Exact reproduction is required for all entries.

Stored records
* * *

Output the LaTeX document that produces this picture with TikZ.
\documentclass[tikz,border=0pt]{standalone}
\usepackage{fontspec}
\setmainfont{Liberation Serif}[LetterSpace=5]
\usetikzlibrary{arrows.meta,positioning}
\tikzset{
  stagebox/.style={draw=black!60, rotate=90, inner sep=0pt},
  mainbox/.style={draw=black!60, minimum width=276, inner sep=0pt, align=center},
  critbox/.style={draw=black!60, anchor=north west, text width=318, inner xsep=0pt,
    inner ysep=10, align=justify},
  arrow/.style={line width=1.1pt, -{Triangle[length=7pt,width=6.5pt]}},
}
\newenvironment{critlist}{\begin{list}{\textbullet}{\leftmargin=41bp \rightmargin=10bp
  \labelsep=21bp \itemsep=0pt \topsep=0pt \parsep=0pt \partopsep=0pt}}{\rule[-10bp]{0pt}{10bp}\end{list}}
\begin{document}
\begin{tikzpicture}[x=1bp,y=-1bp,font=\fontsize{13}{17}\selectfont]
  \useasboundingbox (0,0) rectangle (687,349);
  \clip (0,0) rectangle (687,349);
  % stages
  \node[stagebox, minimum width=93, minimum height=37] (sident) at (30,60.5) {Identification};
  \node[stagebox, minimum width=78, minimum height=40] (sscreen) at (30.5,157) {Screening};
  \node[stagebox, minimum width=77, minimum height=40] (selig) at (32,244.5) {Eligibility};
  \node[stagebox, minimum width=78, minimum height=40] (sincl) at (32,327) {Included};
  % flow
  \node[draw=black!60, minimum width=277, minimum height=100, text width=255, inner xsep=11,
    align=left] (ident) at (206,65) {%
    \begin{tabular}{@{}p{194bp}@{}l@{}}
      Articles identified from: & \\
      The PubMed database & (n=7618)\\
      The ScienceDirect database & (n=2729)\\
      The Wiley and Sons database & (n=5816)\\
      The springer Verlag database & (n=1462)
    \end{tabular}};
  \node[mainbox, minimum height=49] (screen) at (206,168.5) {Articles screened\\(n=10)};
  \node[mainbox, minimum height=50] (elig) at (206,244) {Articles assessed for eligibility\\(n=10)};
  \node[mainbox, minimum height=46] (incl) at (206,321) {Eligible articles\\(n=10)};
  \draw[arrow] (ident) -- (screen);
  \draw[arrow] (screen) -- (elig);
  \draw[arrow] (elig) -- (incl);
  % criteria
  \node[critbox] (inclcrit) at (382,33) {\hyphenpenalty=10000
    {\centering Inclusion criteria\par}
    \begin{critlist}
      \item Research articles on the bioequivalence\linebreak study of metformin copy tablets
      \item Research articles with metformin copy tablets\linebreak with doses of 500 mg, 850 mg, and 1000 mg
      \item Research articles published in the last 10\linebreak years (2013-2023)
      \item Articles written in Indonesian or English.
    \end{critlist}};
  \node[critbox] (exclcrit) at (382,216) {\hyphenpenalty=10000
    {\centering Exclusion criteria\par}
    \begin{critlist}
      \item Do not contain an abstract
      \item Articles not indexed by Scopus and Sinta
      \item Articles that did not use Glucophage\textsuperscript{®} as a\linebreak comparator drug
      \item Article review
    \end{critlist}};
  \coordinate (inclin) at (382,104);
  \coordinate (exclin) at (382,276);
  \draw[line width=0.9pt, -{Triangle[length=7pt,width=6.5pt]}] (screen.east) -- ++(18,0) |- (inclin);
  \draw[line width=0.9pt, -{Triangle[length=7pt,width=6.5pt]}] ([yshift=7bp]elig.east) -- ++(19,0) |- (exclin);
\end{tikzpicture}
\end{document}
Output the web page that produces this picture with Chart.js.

* * *

Exercise result:
Output the LaTeX document that produces this picture with TikZ.
\documentclass[tikz,border=0pt]{standalone}
\usepackage{fontspec}
\setmainfont{Liberation Serif}[LetterSpace=5]
\usetikzlibrary{arrows.meta,positioning}
\tikzset{
  stagebox/.style={draw=black!60, rotate=90, inner sep=0pt},
  mainbox/.style={draw=black!60, minimum width=276, inner sep=0pt, align=center},
  critbox/.style={draw=black!60, anchor=north west, text width=318, inner xsep=0pt,
    inner ysep=10, align=justify},
  arrow/.style={line width=1.1pt, -{Triangle[length=7pt,width=6.5pt]}},
}
\newenvironment{critlist}{\begin{list}{\textbullet}{\leftmargin=41bp \rightmargin=10bp
  \labelsep=21bp \itemsep=0pt \topsep=0pt \parsep=0pt \partopsep=0pt}}{\rule[-10bp]{0pt}{10bp}\end{list}}
\begin{document}
\begin{tikzpicture}[x=1bp,y=-1bp,font=\fontsize{13}{17}\selectfont]
  \useasboundingbox (0,0) rectangle (687,349);
  \clip (0,0) rectangle (687,349);
  % stages
  \node[stagebox, minimum width=93, minimum height=37] (sident) at (30,60.5) {Identification};
  \node[stagebox, minimum width=78, minimum height=40] (sscreen) at (30.5,157) {Screening};
  \node[stagebox, minimum width=77, minimum height=40] (selig) at (32,244.5) {Eligibility};
  \node[stagebox, minimum width=78, minimum height=40] (sincl) at (32,327) {Included};
  % flow
  \node[draw=black!60, minimum width=277, minimum height=100, text width=255, inner xsep=11,
    align=left] (ident) at (206,65) {%
    \begin{tabular}{@{}p{194bp}@{}l@{}}
      Articles identified from: & \\
      The PubMed database & (n=7618)\\
      The ScienceDirect database & (n=2729)\\
      The Wiley and Sons database & (n=5816)\\
      The springer Verlag database & (n=1462)
    \end{tabular}};
  \node[mainbox, minimum height=49] (screen) at (206,168.5) {Articles screened\\(n=10)};
  \node[mainbox, minimum height=50] (elig) at (206,244) {Articles assessed for eligibility\\(n=10)};
  \node[mainbox, minimum height=46] (incl) at (206,321) {Eligible articles\\(n=10)};
  \draw[arrow] (ident) -- (screen);
  \draw[arrow] (screen) -- (elig);
  \draw[arrow] (elig) -- (incl);
  % criteria
  \node[critbox] (inclcrit) at (382,33) {\hyphenpenalty=10000
    {\centering Inclusion criteria\par}
    \begin{critlist}
      \item Research articles on the bioequivalence\linebreak study of metformin copy tablets
      \item Research articles with metformin copy tablets\linebreak with doses of 500 mg, 850 mg, and 1000 mg
      \item Research articles published in the last 10\linebreak years (2013-2023)
      \item Articles written in Indonesian or English.
    \end{critlist}};
  \node[critbox] (exclcrit) at (382,216) {\hyphenpenalty=10000
    {\centering Exclusion criteria\par}
    \begin{critlist}
      \item Do not contain an abstract
      \item Articles not indexed by Scopus and Sinta
      \item Articles that did not use Glucophage\textsuperscript{®} as a\linebreak comparator drug
      \item Article review
    \end{critlist}};
  \coordinate (inclin) at (382,104);
  \coordinate (exclin) at (382,276);
  \draw[line width=0.9pt, -{Triangle[length=7pt,width=6.5pt]}] (screen.east) -- ++(18,0) |- (inclin);
  \draw[line width=0.9pt, -{Triangle[length=7pt,width=6.5pt]}] ([yshift=7bp]elig.east) -- ++(19,0) |- (exclin);
\end{tikzpicture}
\end{document}
Output the web page that produces this picture with Chart.js.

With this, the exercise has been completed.